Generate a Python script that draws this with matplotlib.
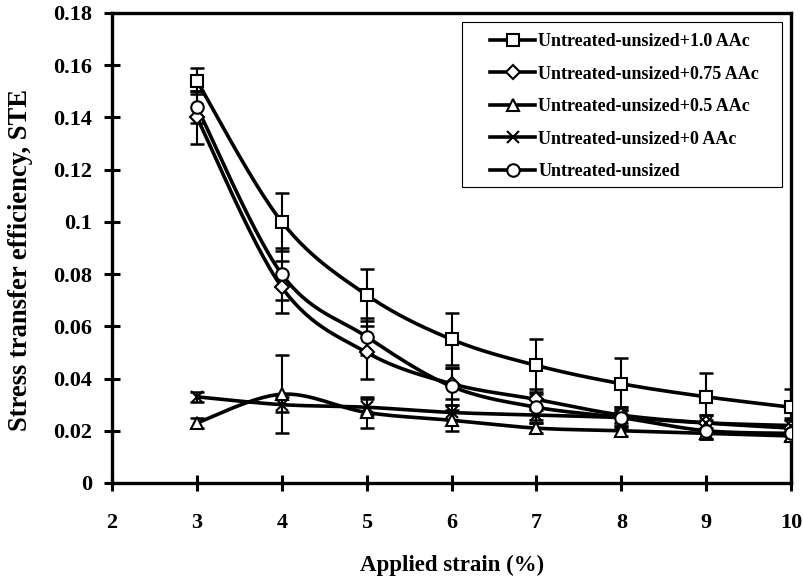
import numpy as np
import matplotlib
matplotlib.use("Agg")
import matplotlib.pyplot as plt
from matplotlib.patches import Rectangle

plt.rcParams['font.family'] = ['Liberation Serif', 'DejaVu Serif']
plt.rcParams['font.weight'] = 'bold'

# data
strain = [3, 4, 5, 6, 7, 8, 9, 10]

labels = ["Untreated-unsized+1.0 AAc", "Untreated-unsized+0.75 AAc",
          "Untreated-unsized+0.5 AAc", "Untreated-unsized+0 AAc",
          "Untreated-unsized"]
markers = ["s", "D", "^", "x", "o"]

ste_10 = [0.154, 0.100, 0.072, 0.055, 0.045, 0.038, 0.033, 0.029]
ste_075 = [0.140, 0.075, 0.050, 0.038, 0.032, 0.026, 0.023, 0.021]
ste_05 = [0.023, 0.034, 0.027, 0.024, 0.021, 0.020, 0.019, 0.018]
ste_0 = [0.033, 0.030, 0.029, 0.027, 0.026, 0.025, 0.023, 0.022]
ste_un = [0.144, 0.080, 0.056, 0.037, 0.029, 0.025, 0.020, 0.019]

err_10 = [0.005, 0.011, 0.010, 0.010, 0.010, 0.010, 0.009, 0.007]
err_075 = [0.010, 0.010, 0.010, 0.006, 0.004, 0.003, 0.003, 0.003]
err_05 = [0.002, 0.015, 0.006, 0.004, 0.002, 0.002, 0.002, 0.002]
err_0 = [0.002, 0.003, 0.003, 0.003, 0.003, 0.003, 0.003, 0.003]
err_un = [0.006, 0.010, 0.007, 0.007, 0.005, 0.004, 0.003, 0.003]

series = [ste_10, ste_075, ste_05, ste_0, ste_un]
errors = [err_10, err_075, err_05, err_0, err_un]


def smooth(x, y, n=30):
    # Excel-style smoothed line: cubic Bezier through the points
    x = np.asarray(x, float)
    y = np.asarray(y, float)
    p = np.column_stack([x, y])
    out = []
    t = np.linspace(0, 1, n)[:, None]
    for i in range(len(p) - 1):
        p0 = p[i - 1] if i > 0 else p[i]
        p3 = p[i + 2] if i + 2 < len(p) else p[i + 1]
        c1 = p[i] + (p[i + 1] - p0) / 6
        c2 = p[i + 1] - (p3 - p[i]) / 6
        seg = ((1 - t) ** 3 * p[i] + 3 * (1 - t) ** 2 * t * c1
               + 3 * (1 - t) * t ** 2 * c2 + t ** 3 * p[i + 1])
        out.append(seg)
    out = np.vstack(out)
    return out[:, 0], out[:, 1]


fig = plt.figure(figsize=(8.04, 5.76), dpi=100)
ax = fig.add_axes([0.1393, 0.1615, 0.8447, 0.816])

for y, e, m, lab in zip(series, errors, markers, labels):
    ax.errorbar(strain, y, yerr=e, fmt='none', ecolor='black',
                elinewidth=1.5, capsize=5, capthick=1.8, zorder=2)
    sx, sy = smooth(strain, y)
    ax.plot(sx, sy, color='black', lw=2.6, zorder=3)
    ms = 7 if m == 'D' else 9
    ax.plot(strain, y, linestyle='none', marker=m, ms=ms, mfc='white',
            mec='black', mew=1.5, zorder=4)
    ax.plot([], [], color='black', lw=2.6, marker=m, ms=ms, mfc='white',
            mec='black', mew=1.5, label=lab)

ax.set_xlim(2, 10)
ax.set_ylim(0, 0.18)
ax.set_xticks(range(2, 11))
ax.set_yticks(np.arange(0, 0.181, 0.02))
ax.set_yticklabels(["0", "0.02", "0.04", "0.06", "0.08", "0.1", "0.12",
                    "0.14", "0.16", "0.18"])
ax.tick_params(direction='inout', length=11, width=2.2, labelsize=16)
ax.tick_params(axis='y', pad=9)
ax.tick_params(axis='x', pad=16)
for s in ax.spines.values():
    s.set_linewidth(2.4)

ax.set_xlabel("Applied strain (%)", fontsize=16.5, fontweight='bold')
ax.set_ylabel("Stress transfer efficiency, STE", fontsize=19.2,
              fontweight='bold')
ax.xaxis.set_label_coords(0.5, -0.152)
ax.yaxis.set_label_coords(-0.116, 0.475)

# legend frame drawn separately (wider side padding than legend allows)
ax.add_patch(Rectangle((0.5155, 0.6298), 0.4712, 0.3511,
                       transform=ax.transAxes, fill=True, fc='white',
                       ec='black', lw=0.8, zorder=5))
leg = ax.legend(loc='upper left', bbox_to_anchor=(0.5567, 0.957),
                fontsize=13, frameon=False, handlelength=2.5,
                labelspacing=0.86, borderpad=0, borderaxespad=0,
                handletextpad=0.17)
leg.set_zorder(6)

fig.savefig("out.png", dpi=100)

____________

Everything from the top line of the data down to and including the line with "strain = [3, 4, 5, 6, 7, 8, 9, 10]" is to be copied, except the pictures.

Generate a Python script that draws this with matplotlib.
import numpy as np
import matplotlib
matplotlib.use("Agg")
import matplotlib.pyplot as plt
from matplotlib.patches import Rectangle

plt.rcParams['font.family'] = ['Liberation Serif', 'DejaVu Serif']
plt.rcParams['font.weight'] = 'bold'

# data
strain = [3, 4, 5, 6, 7, 8, 9, 10]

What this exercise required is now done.